The outside of one vise grip jaw should be cut back so that it better can reach into confined areas (rib tails, again).  Van's instructions illustrate this and other ideas for dimpling in close quarters.


4.         The leading edge cradle suggested in Van's instructions is a tool that you fabricate.  I recommend altering dimensions to keep the bottom of the rib-contour cutout at least five inches above the table top.  Also, if you notch the rectangular panels to receive the 2 x 4, rather than set them on top of the 2 x 4 as the drawing depicts, the jig will not be tippy.  With these mods, you will have superior access and stability for clecoing and riveting.


Kinky Tool Uses


1.         To squeeze 3/32 flush rivets in really tight quarters (rib tails), try removing the anvil set and place the small flat area around its hole in the yoke on the rivet tail.  Put on your best spectacles for this operation, but I've made it work instead of firing up the gun to buck two rivets.  You can create more clearance by cutting back the outside tip of the yoke.

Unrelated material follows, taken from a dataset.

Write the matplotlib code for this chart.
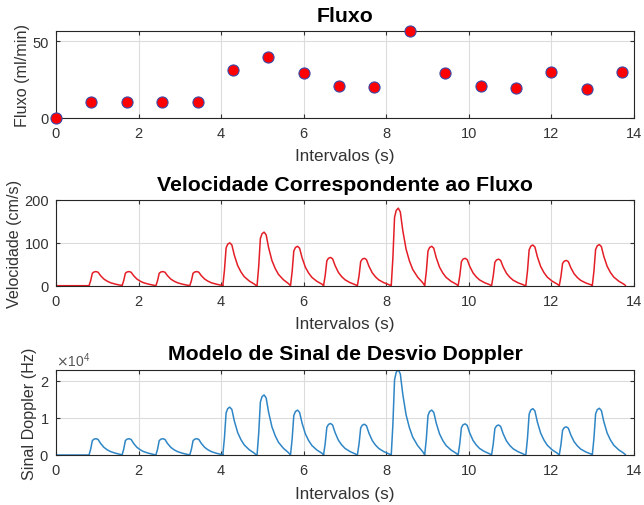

2.         Sheet edge polishing is easy with this trick.  Using some scrap sheet, wear a shallow groove in the face of a 2" Scotch-Brite wheel turned in a die grinder.  Skin sheet metal edges will stay in this groove as you move the wheel along the sheet edge, smoothing the face while simultaneously breaking and rounding the edge.  Trying to use the flat wheel face across an edge requires much greater attention to position and often induces chatter, and it's slower progress.  You can increase edge radius by first drawing a v-notch deburring tool along it.  This will help prolong the life of the wheel.


3.         When back-riveting control surface stiffeners, you can't easily get the gun directly above the aft-most rivet.  Consider using the next larger angled cupped set to buck tails.  Try a 10-degree offset, 7 1/2-inch, 1/8 universal cupped set.  The concave cup self-centers on the tail and won't have a tendency to walk off, and the offset length positions the gun away from bad interference with the opposite skin surface.  The shop head is convex, of course, which isn't pretty, but still fits the min/max height specification of MIL-R-47196.